The full Assembly has granted final legislative approval to a measure sponsored by Assembly Democrats Dan Benson, Valerie Vainieri Huttle and Celeste Riley that would establish a statewide ovarian cancer public awareness campaign to help increase survival rates among women.
The measure, which was unanimously approved by the Senate last year, was approved by the Assembly a vote of 70 to 0 and now heads to the Governor’s desk.
“Because early detection and treatment often mean the difference between life and death, it’s important to increase awareness of the factors that put certain women at a higher risk for the disease,” said Benson (D-Mercer/Middlesex). “Because many of the symptoms are vague and non-specific, women and their physicians often attribute them to more common conditions so that by the time the cancer is diagnosed the tumor has often spread. Simple awareness can make all the difference.”
This bill (S-1711/A-3837) would require the state Department of Health and Senior Services (DHSS) to establish the public awareness campaign to inform the general public about the clinical significance of ovarian cancer and its public health implications. The campaign would include risk factors, symptoms, the need for early detection and methods of treatment.
“If found and treated in its earliest stages, the five-year survival rate for ovarian cancer is 95 percent,” said Vainieri Huttle (D-Bergen). “Unfortunately, most women who suffer from ovarian cancer are not diagnosed until the later stages when the disease has spread and the five-year survival rate decreases to roughly 30 percent. Bringing this issue to the forefront of women’s minds is paramount to the survival of many.”
The symptoms of ovarian cancer include: general abdominal discomfort or pain, such as gas, indigestion, pressure, swelling, bloating or cramps; nausea, diarrhea, constipation or frequent urination; loss of appetite; feeling of fullness after a light meal; weight gain or loss with no known reason; and abnormal bleeding from the vagina;
“Although development of a screening test to detect ovarian cancer remains a very active area of research, currently there is no definitive prevention strategy,” said Riley (D-Salem/Cumberland/Gloucester). “The best way to decrease the overall risk of dying from ovarian cancer is to have regular pelvic examinations, something this measure will hopefully help make more women aware of.”
The sponsors underscored the importance of the public awareness campaign, noting that ovarian cancer causes more deaths than any other cancer of the female reproductive system and ranks fourth as a cause of cancer deaths among women in the United States. Additionally, more than half of the deaths from ovarian cancer occur in women between the ages of 55 and 74 years of age and approximately one quarter of ovarian cancer deaths occur in women between 35 and 54 years of age.

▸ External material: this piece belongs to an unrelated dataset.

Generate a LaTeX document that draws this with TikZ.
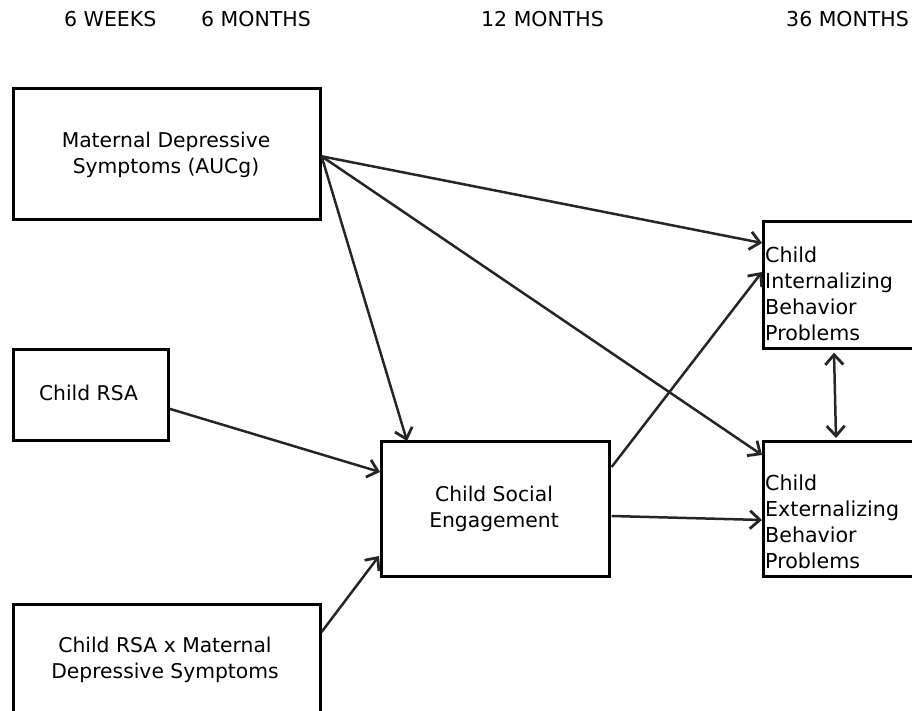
\documentclass[tikz,border=0pt]{standalone}
\usepackage{fontspec}
\setmainfont{DejaVu Sans}
\usetikzlibrary{arrows.meta}
\tikzset{
  box/.style={draw, line width=2.6pt, inner sep=0pt, anchor=north west},
  lbl/.style={inner sep=0pt, align=center, font=\fontsize{20.3}{26}\selectfont},
  lbll/.style={inner sep=0pt, align=left, anchor=west, font=\fontsize{20.6}{26}\selectfont},
  head/.style={inner sep=0pt, anchor=base west, font=\fontsize{20.5}{24}\selectfont},
  tipb/.tip={Straight Barb[length=10pt,width=18pt,line width=2.8pt]},
  conn/.style={line width=2.5pt, draw=black!85, -tipb},
  conn2/.style={line width=2.5pt, draw=black!85, tipb-tipb}
}
\begin{document}
\begin{tikzpicture}[x=1pt,y=-1pt]
\useasboundingbox (0,0) rectangle (912,711);
\clip (0,0) rectangle (912,711);
% headers
\node[head] (h1) at (64,27) {6 WEEKS};
\node[head] (h2) at (201,27) {6 MONTHS};
\node[head] (h3) at (481,27) {12 MONTHS};
\node[head] (h4) at (786,27) {36 MONTHS};
% boxes
\node[box, minimum width=307pt, minimum height=131pt] (mat) at (12,87) {};
\node[box, minimum width=155pt, minimum height=91pt] (rsa) at (12,348) {};
\node[box, minimum width=307pt, minimum height=130pt] (bot) at (12,603) {};
\node[box, minimum width=228pt, minimum height=135pt] (soc) at (380,440) {};
\node[box, minimum width=180pt, minimum height=127pt] (int) at (762,220) {};
\node[box, minimum width=180pt, minimum height=135pt] (ext) at (762,440) {};
% texts
\node[lbl] (tmat) at (166,154.5) {Maternal Depressive\\Symptoms (AUCg)};
\node[lbl] (trsa) at (88.5,393.4) {Child RSA};
\node[lbl] (tbot) at (165,659.5) {Child RSA x Maternal\\Depressive Symptoms};
\node[lbl] (tsoc) at (494,508.5) {Child Social\\Engagement};
\node[lbll] (tint) at (765,293.4) {Child\\Internalizing\\Behavior\\Problems};
\node[lbll] (text) at (765,521.4) {Child\\Externalizing\\Behavior\\Problems};
% connectors
\draw[conn] ([yshift=-2.5pt]mat.east) -- ([yshift=-23pt]int.north west);
\draw[conn] ([yshift=-2.5pt]mat.east) -- ([xshift=27pt,yshift=-1pt]soc.north west);
\draw[conn] ([yshift=-2.5pt]mat.east) -- ([yshift=-15pt]ext.north west);
\draw[conn] ([yshift=-14pt]rsa.east) -- ([yshift=-32pt]soc.north west);
\draw[conn] ([yshift=-29pt]bot.north east) -- ([xshift=-1pt,yshift=-116pt]soc.north west);
\draw[conn] ([xshift=1pt,yshift=-27pt]soc.north east) -- ([yshift=-52pt]int.north west);
\draw[conn] ([xshift=1pt,yshift=-76pt]soc.north east) -- ([yshift=-80pt]ext.north west);
\draw[conn2] ([xshift=72pt,yshift=-3pt]int.south west) -- ([xshift=74pt,yshift=2pt]ext.north west);
\end{tikzpicture}
\end{document}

In order to carry out the public awareness campaign, the legislation requires DHSS to, at a minimum:
- develop printed educational materials and public service announcements in English and Spanish; and
- distribute the information to the public, through a variety of means, including, but not limited to, local health agencies and clinics, physicians, health care facilities, county offices on aging, pharmacies, libraries, senior citizen centers, other community-based outreach programs and organizations, and the department’s official website.